Other jurisdictions within the South Bay Waste Management Authority (SBWMA) have experienced similar increases. Skyrocketing labor rates are behind much of the increase. Amazingly, while most of the country experienced significant reductions in income after September 2008, the Teamsters negotiated contracts stipulating 27 percent salary and 47 percent pension increases for their members. These five-year agreements will continue to put upward pressure on garbage rates until 2014.
The primary reason these rates have been allowed to increase so dramatically is that the ratepayer has not been represented at the bargaining table. Instead, whatever labor costs the contractor and the union agree to are passed directly on to the ratepayer. Until now, these pass-throughs have been unchallenged by the waste management authority, its auditor, the cities and other jurisdictions responsible for setting local garbage rates, or the public. That needs to change.

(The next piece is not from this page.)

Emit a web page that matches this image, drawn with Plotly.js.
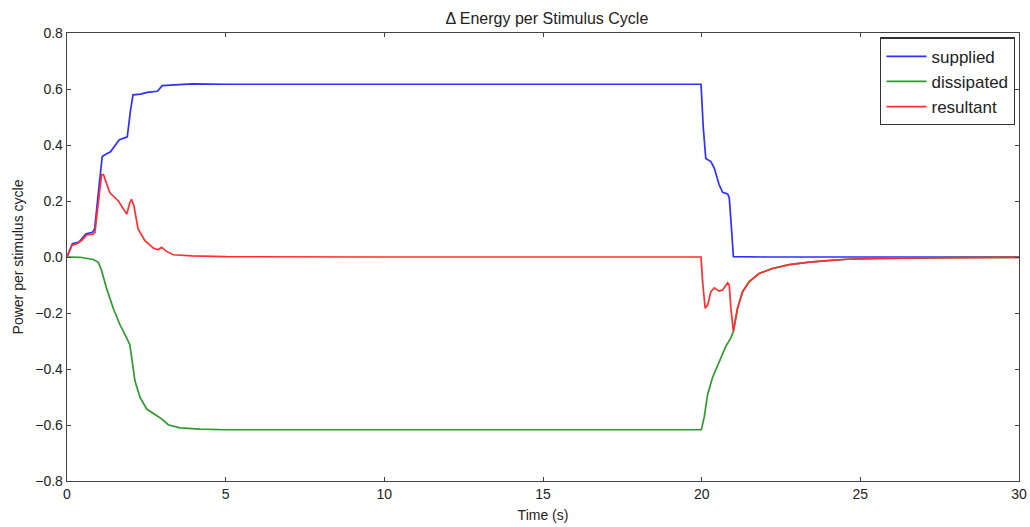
<!DOCTYPE html>
<html>
<head>
<meta charset="utf-8">
<script src="https://cdn.plot.ly/plotly-3.0.1.min.js"></script>
<style>html,body{margin:0;padding:0;background:#fff;}#chart{width:1030px;height:527px;}</style>
</head>
<body>
<div id="chart"></div>
<script>
const tSupplied = [0,0.17,0.38,0.59,0.8,0.87,1.01,1.11,1.22,1.37,1.64,1.8,1.9,2.0,2.08,2.32,2.53,2.85,3.0,3.4,3.95,5,10,15,19.98,20.05,20.13,20.29,20.4,20.55,20.66,20.82,20.87,20.92,21.0,22,25,30];
const supplied  = [0,0.047,0.053,0.082,0.088,0.1,0.253,0.359,0.367,0.376,0.418,0.426,0.429,0.523,0.579,0.582,0.588,0.592,0.612,0.615,0.618,0.617,0.617,0.617,0.617,0.463,0.352,0.341,0.317,0.258,0.231,0.225,0.211,0.134,0.001,0,0,0];

const tDissipated = [0,0.41,0.83,0.99,1.09,1.25,1.46,1.67,1.88,1.98,2.04,2.14,2.3,2.51,2.82,2.98,3.19,3.56,4.19,5,10,15,19.99,20.08,20.19,20.34,20.55,20.76,20.92,21.0,21.13,21.29,21.5,21.81,22.23,22.76,23.39,24.02,24.6,25.6,26.5,28,30];
const dissipated  = [0,-0.001,-0.009,-0.019,-0.048,-0.113,-0.184,-0.242,-0.289,-0.313,-0.36,-0.442,-0.501,-0.543,-0.566,-0.578,-0.599,-0.61,-0.615,-0.617,-0.617,-0.617,-0.617,-0.572,-0.49,-0.431,-0.372,-0.319,-0.289,-0.265,-0.183,-0.124,-0.088,-0.059,-0.041,-0.027,-0.018,-0.012,-0.008,-0.005,-0.003,-0.002,-0.001];

const tResultant = [0,0.15,0.3,0.46,0.62,0.83,0.88,0.99,1.09,1.15,1.25,1.35,1.62,1.83,1.88,1.98,2.03,2.11,2.24,2.45,2.72,2.87,2.98,3.14,3.35,3.95,5,10,15,19.98,20.03,20.11,20.19,20.29,20.4,20.55,20.66,20.82,20.87,20.92,21.0,21.13,21.29,21.5,21.81,22.23,22.76,23.39,24.02,24.6,25.6,26.5,28,30];
const resultant  = [0,0.041,0.047,0.059,0.079,0.082,0.088,0.206,0.294,0.294,0.259,0.229,0.2,0.159,0.153,0.194,0.206,0.182,0.1,0.059,0.032,0.026,0.035,0.02,0.008,0.004,0.001,0,0,0,-0.089,-0.183,-0.171,-0.124,-0.11,-0.122,-0.118,-0.092,-0.101,-0.183,-0.265,-0.183,-0.124,-0.088,-0.059,-0.041,-0.027,-0.018,-0.012,-0.008,-0.005,-0.003,-0.002,-0.001];

const xTicks = [0,5,10,15,20,25,30];
const yTicks = [-0.8,-0.6,-0.4,-0.2,0.0,0.2,0.4,0.6,0.8];
const yTickText = ['\u22120.8','\u22120.6','\u22120.4','\u22120.2','0.0','0.2','0.4','0.6','0.8'];

const FONT = 'Liberation Sans, Arial, sans-serif';
const traces = [
  {x:tSupplied, y:supplied, name:'supplied', mode:'lines', line:{color:'#2f2fff', width:1.7}},
  {x:tDissipated, y:dissipated, name:'dissipated', mode:'lines', line:{color:'#2f9a2f', width:1.7}},
  {x:tResultant, y:resultant, name:'resultant', mode:'lines', line:{color:'#ff2f2f', width:1.7}}
];

const axisCommon = {
  showline:true, linecolor:'#444', linewidth:1.3, mirror:'ticks',
  ticks:'inside', ticklen:4, tickcolor:'#444', showgrid:false, zeroline:false,
  tickfont:{family:FONT, size:14, color:'#222'}
};

const layout = {
  width:1030, height:527,
  margin:{l:67, r:11, t:33, b:46},
  paper_bgcolor:'#fff', plot_bgcolor:'#fff',
  title:{text:'\u0394 Energy per Stimulus Cycle', x:0.531, xanchor:'center', y:0.975, yanchor:'top',
         font:{family:FONT, size:16, color:'#222'}},
  xaxis:Object.assign({}, axisCommon, {range:[0,30], tickvals:xTicks, ticktext:xTicks.map(String),
         title:{text:'Time (s)', standoff:9, font:{family:FONT, size:14, color:'#222'}}}),
  yaxis:Object.assign({}, axisCommon, {range:[-0.8,0.8], tickvals:yTicks, ticktext:yTickText,
         title:{text:'Power per stimulus cycle', standoff:8, font:{family:FONT, size:14, color:'#222'}}}),
  showlegend:true,
  legend:{x:0.996, y:0.99, xanchor:'right', yanchor:'top', bordercolor:'#333', borderwidth:1.3, bgcolor:'#fff',
          font:{family:FONT, size:17, color:'#222'}, tracegroupgap:0, itemwidth:40}
};

Plotly.newPlot('chart', traces, layout, {displayModeBar:false, staticPlot:true});
</script>
</body>
</html>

On Jan. 1, 2011, Recology will replace Allied Waste as the garbage contractor. In addition to the wage and pension increases, the contracts contain provisions for increasing unpaid leave and liberalizing the substance abuse policy that only take effect when Recology inherits the contracts. Recology did not participate in the negotiation of the contracts, but nevertheless has agreed to honor them. They did so in the interest of "labor peace," but at the expense of higher costs to the ratepayer.
The inappropriate and disproportionate wage and pension increases, coupled with the new provisions, provide ample reason to request renegotiation of the labor contracts when Recology takes over. Any new negotiations must include elected officials and/or others who can represent the interests of the ratepayers.
Labor leaders have repeatedly stated that they want to partner with cities and counties as we wrestle with the realities of the "new economy." Agreeing to renegotiate these contracts will demonstrate that they are serious about this pledge.